We try to walk around it, under it, over it but we will be damned to walk through it. Because that kind of pain is immeasurable. It’s searing. Walking through it is like volunteering to cut off your hand with a dull knife. Nobody wants to do that.

But, you have to. You have to. Because only when you walk through it will you understand how to allow grief to live in your life without it controlling you. Only then will you understand how to let grief walk alongside you, and not fear it.

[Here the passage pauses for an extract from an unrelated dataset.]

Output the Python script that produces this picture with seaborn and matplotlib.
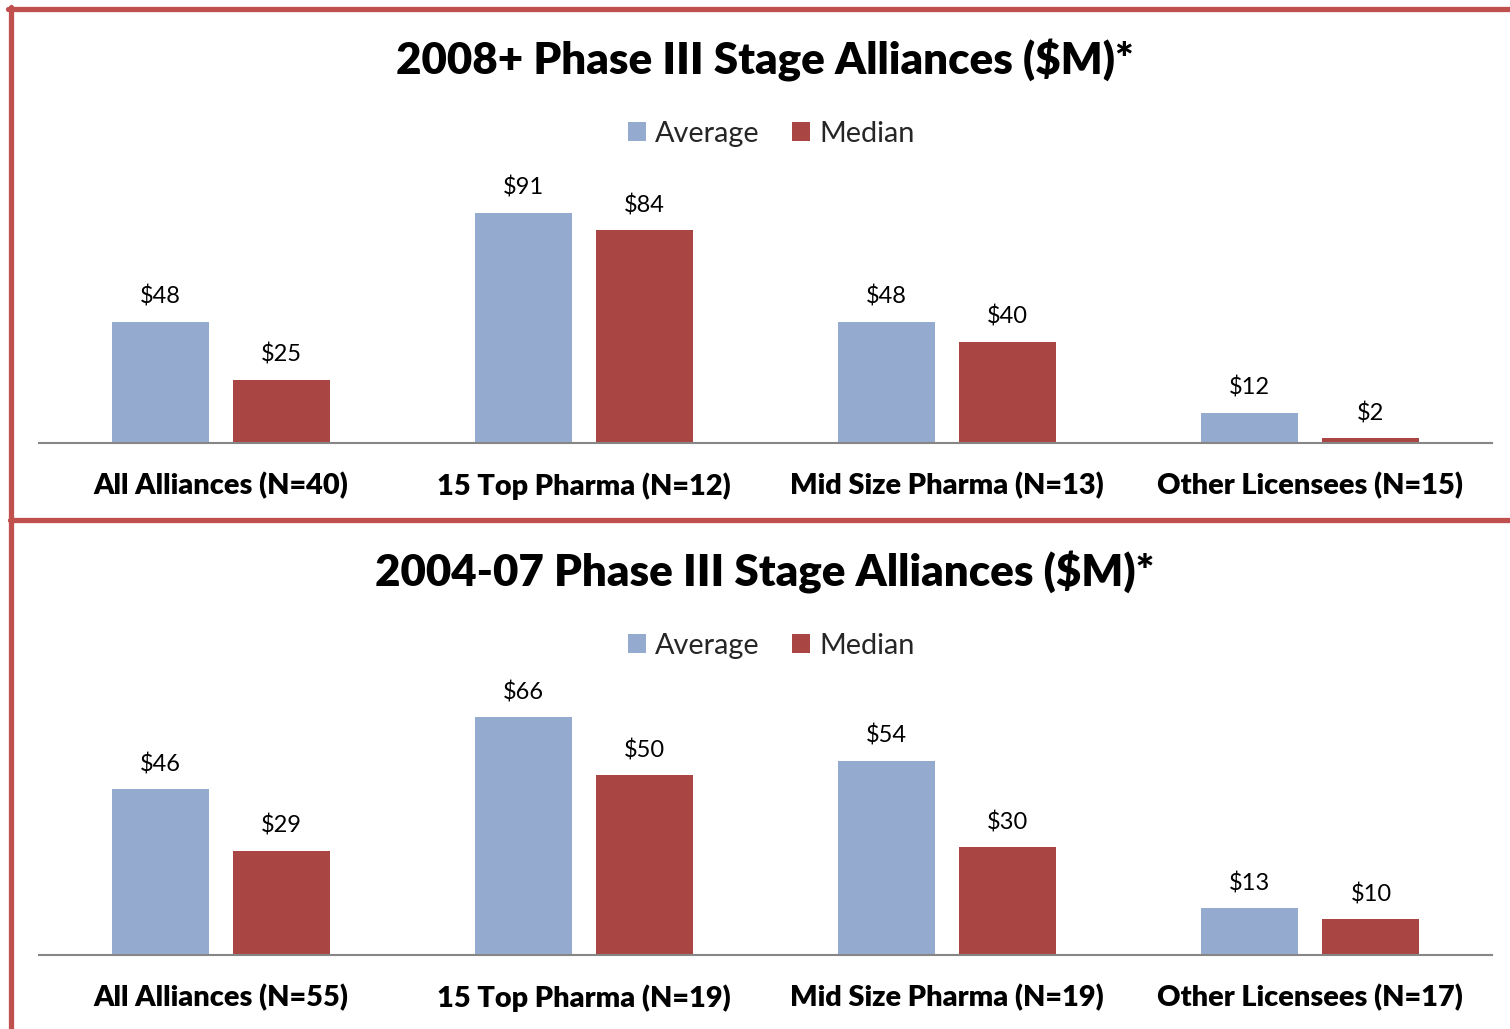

I remember the first time I really felt my grief. It wasn’t right after he died. It wasn’t at his funeral or even a week after that. For me, it came about six months later. I was in bed. The room was dark and cool, but I was having trouble falling asleep. My mind wouldn’t turn off. I tried everything and then looked over to his side of the bed. He wasn’t there. I knew he wouldn’t be there, but for the first time, it really hit me that he would never be there again. I reached my hand across the sheet, up to the pillow and traced it. My breathing was quiet. I was listening for him, I guess. My eyes were heavy and fixated on the blank space in front of me and before I could stop it, heavy tears fell. I instinctively shot out of bed, wiping my face and concentrated on deep breaths. ‘No,’ I thought to myself. ‘No, I will not do this.’